You need to know: How the 2025 Tax Reforms (NTA / NTAA / NRSA) change payroll & executive tax planning
Why this matters to HR, Finance & CEOs — now!
If you manage payroll, compensation or the leadership team in a Nigerian company, this is urgent. The 2025 Tax Reform Acts (notably the Nigeria Tax Act (NTA), the Nigeria Tax Administration Act (NTAA) and related reforms) change who is taxed, how employment income is treated, and how employers must collect and report PAYE and related employee benefits. These changes increase compliance risk — and the penalties for getting payroll wrong are heavier than before. Every HR and Finance leader should treat this as a top-priority business risk this quarter. 


Quick snapshot — 7 changes HR & Finance must immediately understand
1. Uniform PAYE withholding & monthly remittance — employers are required to standardize monthly PAYE calculation and remit more frequently with tighter digital reporting.
2. Wider definition of taxable employment income — the Acts clarify and broaden what counts as employment income (including many benefits in kind) that must be documented and taxed. 
3. Digital filing & stronger administration — digital tax records, e-invoicing and enhanced reporting are now central; paper exceptions are shrinking.
4. Stricter penalties & audit powers — tax administrators have expanded powers to examine payroll records and impose penalties for late/incorrect remittances.
5. New residency / source rules for expatriates & remote work — who counts as a tax resident and who must pay payroll taxes has changed, with implications for employees working across borders.
6. Minimum tax & withholding changes — new minimum tax rules and withholding changes affect how non-resident companies and certain payments are taxed.
7. Increased emphasis on employer traceability & disclosure — documentation of benefits, allowances, and contractor payments is now more important than ever. 


What this means — practical implications for payroll & executive pay
A. PAYE calculation & timing:
  • Monthly standardization: PAYE must be correctly calculated and remitted monthly, with digital reports available on request.

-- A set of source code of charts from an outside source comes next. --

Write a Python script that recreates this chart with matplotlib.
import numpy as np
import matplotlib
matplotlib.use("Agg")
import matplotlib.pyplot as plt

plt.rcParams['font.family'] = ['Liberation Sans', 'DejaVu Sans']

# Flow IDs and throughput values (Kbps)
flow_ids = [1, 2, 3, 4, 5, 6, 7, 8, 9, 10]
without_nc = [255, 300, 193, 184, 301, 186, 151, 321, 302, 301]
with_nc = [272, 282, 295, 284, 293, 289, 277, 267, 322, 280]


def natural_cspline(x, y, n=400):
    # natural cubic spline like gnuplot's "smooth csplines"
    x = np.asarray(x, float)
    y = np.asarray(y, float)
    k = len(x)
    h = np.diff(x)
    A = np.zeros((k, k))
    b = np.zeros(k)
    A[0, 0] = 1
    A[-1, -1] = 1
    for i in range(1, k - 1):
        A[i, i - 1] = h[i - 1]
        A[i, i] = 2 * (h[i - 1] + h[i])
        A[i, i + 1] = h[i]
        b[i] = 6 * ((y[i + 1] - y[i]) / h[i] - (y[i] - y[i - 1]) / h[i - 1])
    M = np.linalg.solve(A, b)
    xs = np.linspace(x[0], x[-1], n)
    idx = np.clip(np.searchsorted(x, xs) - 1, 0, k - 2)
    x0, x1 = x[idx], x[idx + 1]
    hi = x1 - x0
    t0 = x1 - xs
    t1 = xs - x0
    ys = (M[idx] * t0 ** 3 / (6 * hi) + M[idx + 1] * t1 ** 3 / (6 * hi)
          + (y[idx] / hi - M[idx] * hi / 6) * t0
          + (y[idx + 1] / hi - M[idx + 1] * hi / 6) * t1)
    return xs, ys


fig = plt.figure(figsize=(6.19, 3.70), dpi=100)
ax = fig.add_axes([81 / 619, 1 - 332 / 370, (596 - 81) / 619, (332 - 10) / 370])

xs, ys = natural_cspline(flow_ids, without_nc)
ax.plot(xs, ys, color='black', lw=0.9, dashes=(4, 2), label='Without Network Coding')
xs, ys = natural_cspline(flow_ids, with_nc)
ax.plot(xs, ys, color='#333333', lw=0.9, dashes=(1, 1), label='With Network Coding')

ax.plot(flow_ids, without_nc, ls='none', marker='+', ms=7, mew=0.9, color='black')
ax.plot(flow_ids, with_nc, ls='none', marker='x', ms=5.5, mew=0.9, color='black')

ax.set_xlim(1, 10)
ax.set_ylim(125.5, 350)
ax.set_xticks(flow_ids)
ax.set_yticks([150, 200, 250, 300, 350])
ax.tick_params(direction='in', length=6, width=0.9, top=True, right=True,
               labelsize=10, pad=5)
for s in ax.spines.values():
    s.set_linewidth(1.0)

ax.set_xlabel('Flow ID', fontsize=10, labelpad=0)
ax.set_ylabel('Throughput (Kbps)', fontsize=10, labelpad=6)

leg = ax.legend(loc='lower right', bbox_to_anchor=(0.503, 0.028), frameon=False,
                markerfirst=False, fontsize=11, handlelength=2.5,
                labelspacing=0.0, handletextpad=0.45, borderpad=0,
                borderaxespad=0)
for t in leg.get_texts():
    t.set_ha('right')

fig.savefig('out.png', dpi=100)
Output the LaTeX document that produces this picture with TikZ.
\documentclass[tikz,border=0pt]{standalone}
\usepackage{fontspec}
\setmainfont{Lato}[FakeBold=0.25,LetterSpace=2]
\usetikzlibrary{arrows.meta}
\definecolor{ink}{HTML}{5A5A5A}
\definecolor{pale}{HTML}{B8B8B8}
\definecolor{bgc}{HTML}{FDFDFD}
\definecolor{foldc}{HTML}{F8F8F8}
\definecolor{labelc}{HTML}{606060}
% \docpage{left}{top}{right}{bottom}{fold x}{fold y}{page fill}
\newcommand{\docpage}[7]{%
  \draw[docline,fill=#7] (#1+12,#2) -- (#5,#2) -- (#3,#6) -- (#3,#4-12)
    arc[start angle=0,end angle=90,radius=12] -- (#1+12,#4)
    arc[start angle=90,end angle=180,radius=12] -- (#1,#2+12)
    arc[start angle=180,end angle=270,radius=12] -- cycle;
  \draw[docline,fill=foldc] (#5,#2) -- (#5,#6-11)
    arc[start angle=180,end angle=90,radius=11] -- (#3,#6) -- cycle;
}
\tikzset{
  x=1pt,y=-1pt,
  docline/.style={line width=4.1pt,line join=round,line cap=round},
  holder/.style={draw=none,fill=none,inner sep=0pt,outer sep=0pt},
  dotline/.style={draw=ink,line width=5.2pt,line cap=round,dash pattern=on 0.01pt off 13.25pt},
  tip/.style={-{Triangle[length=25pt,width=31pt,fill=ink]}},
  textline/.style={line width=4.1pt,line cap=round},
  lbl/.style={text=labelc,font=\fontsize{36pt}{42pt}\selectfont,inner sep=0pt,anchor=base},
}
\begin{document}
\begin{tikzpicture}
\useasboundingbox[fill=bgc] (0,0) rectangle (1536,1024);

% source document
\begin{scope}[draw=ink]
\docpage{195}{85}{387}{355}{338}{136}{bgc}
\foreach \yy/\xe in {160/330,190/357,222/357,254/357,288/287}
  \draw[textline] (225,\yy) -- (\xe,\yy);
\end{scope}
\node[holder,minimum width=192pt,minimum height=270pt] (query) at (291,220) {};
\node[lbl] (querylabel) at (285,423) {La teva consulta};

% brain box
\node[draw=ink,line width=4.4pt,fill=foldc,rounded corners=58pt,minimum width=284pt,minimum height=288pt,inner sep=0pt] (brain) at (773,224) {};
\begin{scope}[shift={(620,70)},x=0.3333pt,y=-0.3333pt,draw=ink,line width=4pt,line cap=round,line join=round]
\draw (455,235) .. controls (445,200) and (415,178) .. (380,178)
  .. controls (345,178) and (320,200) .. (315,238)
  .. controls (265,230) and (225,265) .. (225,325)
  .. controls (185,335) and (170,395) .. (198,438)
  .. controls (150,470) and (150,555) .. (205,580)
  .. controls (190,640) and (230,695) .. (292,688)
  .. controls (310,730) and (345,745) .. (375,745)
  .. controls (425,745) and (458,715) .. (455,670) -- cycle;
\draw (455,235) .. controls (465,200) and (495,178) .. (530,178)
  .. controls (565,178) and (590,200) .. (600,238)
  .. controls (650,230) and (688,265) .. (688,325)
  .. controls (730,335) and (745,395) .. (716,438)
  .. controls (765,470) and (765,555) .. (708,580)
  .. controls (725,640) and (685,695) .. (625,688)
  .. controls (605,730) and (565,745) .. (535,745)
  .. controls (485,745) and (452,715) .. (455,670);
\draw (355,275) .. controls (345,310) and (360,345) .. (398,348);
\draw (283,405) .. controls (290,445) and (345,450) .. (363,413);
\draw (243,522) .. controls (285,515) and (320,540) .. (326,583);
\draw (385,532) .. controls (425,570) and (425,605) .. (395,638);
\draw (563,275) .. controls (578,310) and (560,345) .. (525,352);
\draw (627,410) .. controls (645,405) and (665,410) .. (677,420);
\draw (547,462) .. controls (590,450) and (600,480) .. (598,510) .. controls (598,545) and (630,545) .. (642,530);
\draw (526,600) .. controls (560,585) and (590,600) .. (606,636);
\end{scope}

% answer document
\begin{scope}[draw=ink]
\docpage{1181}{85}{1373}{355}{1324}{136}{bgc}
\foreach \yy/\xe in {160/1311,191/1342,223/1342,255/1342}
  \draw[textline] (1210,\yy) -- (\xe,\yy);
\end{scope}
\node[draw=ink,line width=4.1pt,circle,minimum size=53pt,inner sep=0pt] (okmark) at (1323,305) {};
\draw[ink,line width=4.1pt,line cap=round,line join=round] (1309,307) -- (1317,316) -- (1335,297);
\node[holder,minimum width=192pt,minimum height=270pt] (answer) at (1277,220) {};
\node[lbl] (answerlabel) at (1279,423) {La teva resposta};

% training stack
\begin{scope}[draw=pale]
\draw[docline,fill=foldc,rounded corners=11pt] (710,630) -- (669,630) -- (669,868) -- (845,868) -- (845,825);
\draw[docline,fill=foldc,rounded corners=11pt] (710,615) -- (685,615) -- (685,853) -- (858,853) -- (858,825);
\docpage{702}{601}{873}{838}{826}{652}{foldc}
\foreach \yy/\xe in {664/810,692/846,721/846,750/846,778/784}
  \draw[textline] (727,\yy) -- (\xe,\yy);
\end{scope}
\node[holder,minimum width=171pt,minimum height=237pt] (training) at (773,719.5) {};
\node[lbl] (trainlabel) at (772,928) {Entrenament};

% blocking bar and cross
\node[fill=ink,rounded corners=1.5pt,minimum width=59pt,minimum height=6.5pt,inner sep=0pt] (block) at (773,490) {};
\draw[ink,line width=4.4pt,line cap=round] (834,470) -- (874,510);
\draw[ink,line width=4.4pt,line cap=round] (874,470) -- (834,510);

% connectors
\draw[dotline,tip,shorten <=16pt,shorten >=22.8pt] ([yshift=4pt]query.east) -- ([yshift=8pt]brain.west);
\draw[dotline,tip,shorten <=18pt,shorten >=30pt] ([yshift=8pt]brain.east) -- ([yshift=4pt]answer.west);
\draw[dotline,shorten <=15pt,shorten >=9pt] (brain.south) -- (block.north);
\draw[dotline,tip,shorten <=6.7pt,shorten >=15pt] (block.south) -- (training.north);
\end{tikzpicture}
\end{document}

If your payroll still uses ad-hoc or quarterly remittance, you must switch immediately. This requires aligning pay cycles, payroll software and finance cut-offs.
Action: Run a payroll frequency audit this week. Confirm your payroll engine remits monthly and produces the new digital reports the tax office may request.

B. Benefits in kind & executive compensation:
  • Wider taxable base: Benefits, allowances and perks that were previously informal (housing, car allowances, some reimbursements) may now be taxable unless properly documented and classified. For executives, “total reward” must be redesigned to consider after-tax take-home. 
Action: Inventory all benefits; for each, decide whether it’s taxable, exempt or reportable. Update employment letters and compensation statements to reflect taxable value.

C. Expatriates, remote workers & residency rules:
  • New residency tests and “source of duties” rules mean employers hiring expatriates or remote staff must review whether PAYE applies and where withholding obligations fall. Short secondments, cross-border work or remote employees may now trigger Nigerian reporting. 
Action: Create a register of any staff who perform duties across borders or are seconded. Get immigration & tax counsel for complex cases.

D. Documentation, digital filing & penalties:
  • Digital evidence matters. Failing to maintain electronic registers or to produce e-filing evidence increases audit exposure. Penalties and interest for late remittances are more punitive. 
Action: Store payroll records in an audit-ready format (CSV / PDF ledgers) and run a 30-day payroll compliance drill.


Executive tax planning — what to change now (CEOs & CFOs)
  • Revisit take-home pay modeling for senior hires — total remuneration statements must show gross, tax, and net. Consider tax-efficient benefits that are compliant (retirement contributions, approved allowances). 

  • Benchmark C-suite packages on after-tax terms — given higher risks of audit, candidates care about net compensation and tax clarity. Present compensation offers with tax modelling.

  • Use contractual mechanisms (where permissible) — grossing up, secondment agreements, or split contracts can help manage effective tax exposure — but only after legal review. 
Action: Run a 1-month executive compensation audit: produce after-tax pay statements for all senior staff and update new offer templates.


Compliance checklist (copy & paste into your payroll run this month)
  • Confirm monthly PAYE remittance is set up and automated.
  • Inventory all benefits & allowances; tag as taxable / non-taxable / reportable. 
  • Produce 12 months of payroll records in digital format and run a mock tax audit (simulate FIRS requests). 
  • Confirm pension & statutory contributions align with updated deadlines/percentages. 
  • Review cross-border workers & confirm residency/source treatment. 
  • Update employment letters to reflect taxable treatment of benefits.
  • Schedule a joint HR + Finance meeting to implement the above within 30 days.